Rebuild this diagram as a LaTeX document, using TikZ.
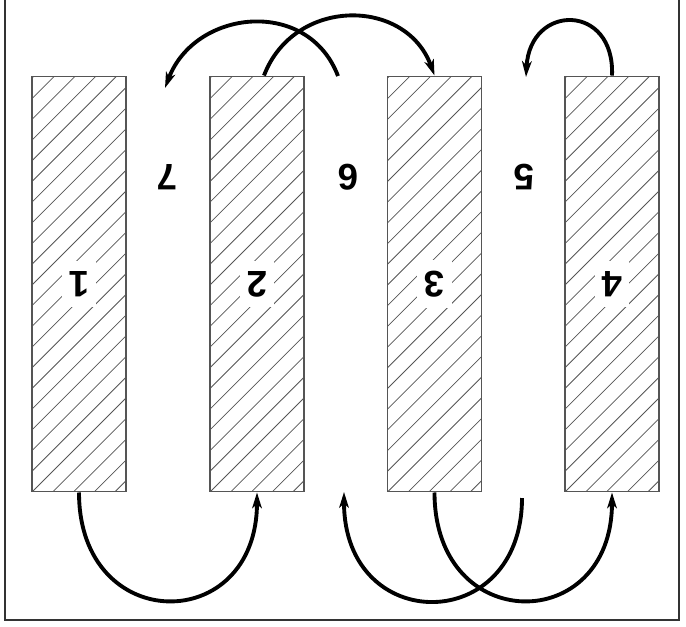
\documentclass[tikz,border=0pt]{standalone}
\usepackage{fontspec}
\setmainfont{Liberation Sans}
\usetikzlibrary{arrows.meta, calc}
\definecolor{framegray}{HTML}{333333}
\definecolor{wallgray}{HTML}{555555}

\begin{document}
\begin{tikzpicture}[x=0.02cm, y=-0.02cm,
    plate/.style={draw=wallgray, line width=0.6pt, minimum width=1.88cm, minimum height=8.32cm, inner sep=0pt,
      path picture={\foreach \k in {-21,...,5}
        \draw[line width=0.45pt] ($(path picture bounding box.south west)+(\k*20.7,0)$) -- ++(430,-430);}},
    num/.style={fill=white, rotate=180, font=\fontsize{21}{25}\selectfont\bfseries, inner xsep=4pt, inner ysep=6pt},
    flow/.style={line width=2.2pt, -{Stealth[length=9pt,width=5.5pt,inset=2.5pt]}}]
  \useasboundingbox (0,0) rectangle (686,626);
  \draw[framegray, line width=1.3pt] (5,0) -- (5,620) -- (679,620) -- (679,0);
  % plates with their numbers
  \foreach \n/\x in {1/79, 2/257, 3/434.5, 4/612} {
    \node[plate] (p\n) at (\x,284) {};
    \node[num] (n\n) at (p\n.center) {\n};
  }
  % gaps between the plates
  \node[num, fill=none] (n7) at (167,177) {7};
  \node[num, fill=none] (n6) at (348,177) {6};
  \node[num, fill=none] (n5) at (524,177) {5};
  \coordinate (g7top) at (165,88);
  \coordinate (g6top) at (338,76);
  \coordinate (g5top) at (526,77);
  \coordinate (g6bot) at (344,492);
  \coordinate (g5bot) at (522,498);
  % top arrows
  \draw[flow] (g6top) .. controls (308,-3) and (195,9) .. (g7top);
  \draw[flow] ($(p2.north)+(7,0)$) .. controls (294,-3) and (406,-3) .. (p3.north);
  \draw[flow] (p4.north) .. controls (615,3) and (530,3) .. (g5top);
  % bottom arrows
  \draw[flow] (p1.south) .. controls (79,636) and (257,636) .. (p2.south);
  \draw[flow] (g5bot) .. controls (522,636) and (344,636) .. (g6bot);
  \draw[flow] (p3.south) .. controls (434.5,636) and (612,636) .. (p4.south);
\end{tikzpicture}
\end{document}
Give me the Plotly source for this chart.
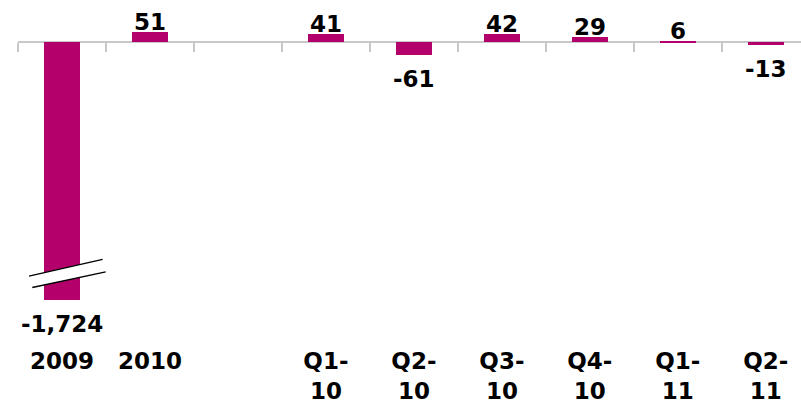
import plotly.graph_objects as go

categories = ["2009", "2010", "", "Q1-<br>10", "Q2-<br>10", "Q3-<br>10", "Q4-<br>10", "Q1-<br>11", "Q2-<br>11"]
values = [-1724, 51, None, 41, -61, 42, 29, 6, -13]

BAR_COLOR = "#B3006B"
AXIS_COLOR = "#C8C8C8"
FONT = dict(family="DejaVu Sans", size=23, color="#000000", weight="bold")

y_min, y_max = -1299, 214
x_min, x_max = -0.5, 8.4
xs = list(range(len(categories)))

fig = go.Figure()
fig.add_trace(go.Bar(
    x=xs, y=values, width=0.41, marker=dict(color=BAR_COLOR, line=dict(width=0)),
    hoverinfo="skip", showlegend=False,
))
# invisible trace on xaxis2 so the zero-line axis is drawn
fig.add_trace(go.Scatter(x=[x_min], y=[0], xaxis="x2", mode="markers",
                         marker=dict(opacity=0), showlegend=False, hoverinfo="skip"))

# value labels
for x, v in zip(xs, values):
    if v is None:
        continue
    shown = max(v, y_min)
    if v >= 0:
        fig.add_annotation(x=x, y=shown, text=f"{v:,}", showarrow=False, font=FONT,
                           xanchor="center", yanchor="bottom", yshift=-5)
    else:
        fig.add_annotation(x=x, y=shown, text=f"{v:,}", showarrow=False, font=FONT,
                           xanchor="center", yanchor="top", yshift=-9)

# axis break marker on the clipped 2009 bar
bx = xs[0]
l1 = [(bx - 0.375, -1178), (bx + 0.462, -1094)]
l2 = [(bx - 0.3375, -1236), (bx + 0.4966, -1157)]
path = (f"M {l1[0][0]},{l1[0][1]} L {l1[1][0]},{l1[1][1]} "
        f"L {l2[1][0]},{l2[1][1]} L {l2[0][0]},{l2[0][1]} Z")
fig.add_shape(type="path", path=path, xref="x", yref="y", fillcolor="white",
              line=dict(width=0), layer="above")
for (p, q) in (l1, l2):
    fig.add_shape(type="line", x0=p[0], y0=p[1], x1=q[0], y1=q[1], xref="x", yref="y",
                  line=dict(color="#000000", width=1.3), layer="above")

zero_pos = (0 - y_min) / (y_max - y_min)
boundaries = [i - 0.5 for i in range(len(categories) + 1)]

fig.update_layout(
    width=801, height=404,
    margin=dict(l=18, r=0, t=0, b=98, pad=0),
    paper_bgcolor="white", plot_bgcolor="white",
    bargap=0,
    xaxis=dict(range=[x_min, x_max], tickvals=xs, ticktext=categories,
               tickfont=FONT, ticks="", showline=False, showgrid=False,
               zeroline=False, ticklabelstandoff=45),
    xaxis2=dict(range=[x_min, x_max], overlaying="x", anchor="free", position=zero_pos,
                side="bottom", showline=True, linecolor=AXIS_COLOR, linewidth=2,
                ticks="outside", tickvals=boundaries, ticklen=9, tickwidth=1.5,
                tickcolor=AXIS_COLOR, showticklabels=False, showgrid=False, zeroline=False,
                layer="below traces"),
    yaxis=dict(range=[y_min, y_max], visible=False),
)

fig.write_html("out.html", config={"displayModeBar": False},
               post_script="document.body.style.margin='0';")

------------------------------------------------------------------------

▶ [Task directions] Give back all entries exactly. No pictures belong in the copy.

▶ [Task output]
Rebuild this diagram as a LaTeX document, using TikZ.
\documentclass[tikz,border=0pt]{standalone}
\usepackage{fontspec}
\setmainfont{Liberation Sans}
\usetikzlibrary{arrows.meta, calc}
\definecolor{framegray}{HTML}{333333}
\definecolor{wallgray}{HTML}{555555}

\begin{document}
\begin{tikzpicture}[x=0.02cm, y=-0.02cm,
    plate/.style={draw=wallgray, line width=0.6pt, minimum width=1.88cm, minimum height=8.32cm, inner sep=0pt,
      path picture={\foreach \k in {-21,...,5}
        \draw[line width=0.45pt] ($(path picture bounding box.south west)+(\k*20.7,0)$) -- ++(430,-430);}},
    num/.style={fill=white, rotate=180, font=\fontsize{21}{25}\selectfont\bfseries, inner xsep=4pt, inner ysep=6pt},
    flow/.style={line width=2.2pt, -{Stealth[length=9pt,width=5.5pt,inset=2.5pt]}}]
  \useasboundingbox (0,0) rectangle (686,626);
  \draw[framegray, line width=1.3pt] (5,0) -- (5,620) -- (679,620) -- (679,0);
  % plates with their numbers
  \foreach \n/\x in {1/79, 2/257, 3/434.5, 4/612} {
    \node[plate] (p\n) at (\x,284) {};
    \node[num] (n\n) at (p\n.center) {\n};
  }
  % gaps between the plates
  \node[num, fill=none] (n7) at (167,177) {7};
  \node[num, fill=none] (n6) at (348,177) {6};
  \node[num, fill=none] (n5) at (524,177) {5};
  \coordinate (g7top) at (165,88);
  \coordinate (g6top) at (338,76);
  \coordinate (g5top) at (526,77);
  \coordinate (g6bot) at (344,492);
  \coordinate (g5bot) at (522,498);
  % top arrows
  \draw[flow] (g6top) .. controls (308,-3) and (195,9) .. (g7top);
  \draw[flow] ($(p2.north)+(7,0)$) .. controls (294,-3) and (406,-3) .. (p3.north);
  \draw[flow] (p4.north) .. controls (615,3) and (530,3) .. (g5top);
  % bottom arrows
  \draw[flow] (p1.south) .. controls (79,636) and (257,636) .. (p2.south);
  \draw[flow] (g5bot) .. controls (522,636) and (344,636) .. (g6bot);
  \draw[flow] (p3.south) .. controls (434.5,636) and (612,636) .. (p4.south);
\end{tikzpicture}
\end{document}
Give me the Plotly source for this chart.
import plotly.graph_objects as go

categories = ["2009", "2010", "", "Q1-<br>10", "Q2-<br>10", "Q3-<br>10", "Q4-<br>10", "Q1-<br>11", "Q2-<br>11"]
values = [-1724, 51, None, 41, -61, 42, 29, 6, -13]

BAR_COLOR = "#B3006B"
AXIS_COLOR = "#C8C8C8"
FONT = dict(family="DejaVu Sans", size=23, color="#000000", weight="bold")

y_min, y_max = -1299, 214
x_min, x_max = -0.5, 8.4
xs = list(range(len(categories)))

fig = go.Figure()
fig.add_trace(go.Bar(
    x=xs, y=values, width=0.41, marker=dict(color=BAR_COLOR, line=dict(width=0)),
    hoverinfo="skip", showlegend=False,
))
# invisible trace on xaxis2 so the zero-line axis is drawn
fig.add_trace(go.Scatter(x=[x_min], y=[0], xaxis="x2", mode="markers",
                         marker=dict(opacity=0), showlegend=False, hoverinfo="skip"))

# value labels
for x, v in zip(xs, values):
    if v is None:
        continue
    shown = max(v, y_min)
    if v >= 0:
        fig.add_annotation(x=x, y=shown, text=f"{v:,}", showarrow=False, font=FONT,
                           xanchor="center", yanchor="bottom", yshift=-5)
    else:
        fig.add_annotation(x=x, y=shown, text=f"{v:,}", showarrow=False, font=FONT,
                           xanchor="center", yanchor="top", yshift=-9)

# axis break marker on the clipped 2009 bar
bx = xs[0]
l1 = [(bx - 0.375, -1178), (bx + 0.462, -1094)]
l2 = [(bx - 0.3375, -1236), (bx + 0.4966, -1157)]
path = (f"M {l1[0][0]},{l1[0][1]} L {l1[1][0]},{l1[1][1]} "
        f"L {l2[1][0]},{l2[1][1]} L {l2[0][0]},{l2[0][1]} Z")
fig.add_shape(type="path", path=path, xref="x", yref="y", fillcolor="white",
              line=dict(width=0), layer="above")
for (p, q) in (l1, l2):
    fig.add_shape(type="line", x0=p[0], y0=p[1], x1=q[0], y1=q[1], xref="x", yref="y",
                  line=dict(color="#000000", width=1.3), layer="above")

zero_pos = (0 - y_min) / (y_max - y_min)
boundaries = [i - 0.5 for i in range(len(categories) + 1)]

fig.update_layout(
    width=801, height=404,
    margin=dict(l=18, r=0, t=0, b=98, pad=0),
    paper_bgcolor="white", plot_bgcolor="white",
    bargap=0,
    xaxis=dict(range=[x_min, x_max], tickvals=xs, ticktext=categories,
               tickfont=FONT, ticks="", showline=False, showgrid=False,
               zeroline=False, ticklabelstandoff=45),
    xaxis2=dict(range=[x_min, x_max], overlaying="x", anchor="free", position=zero_pos,
                side="bottom", showline=True, linecolor=AXIS_COLOR, linewidth=2,
                ticks="outside", tickvals=boundaries, ticklen=9, tickwidth=1.5,
                tickcolor=AXIS_COLOR, showticklabels=False, showgrid=False, zeroline=False,
                layer="below traces"),
    yaxis=dict(range=[y_min, y_max], visible=False),
)

fig.write_html("out.html", config={"displayModeBar": False},
               post_script="document.body.style.margin='0';")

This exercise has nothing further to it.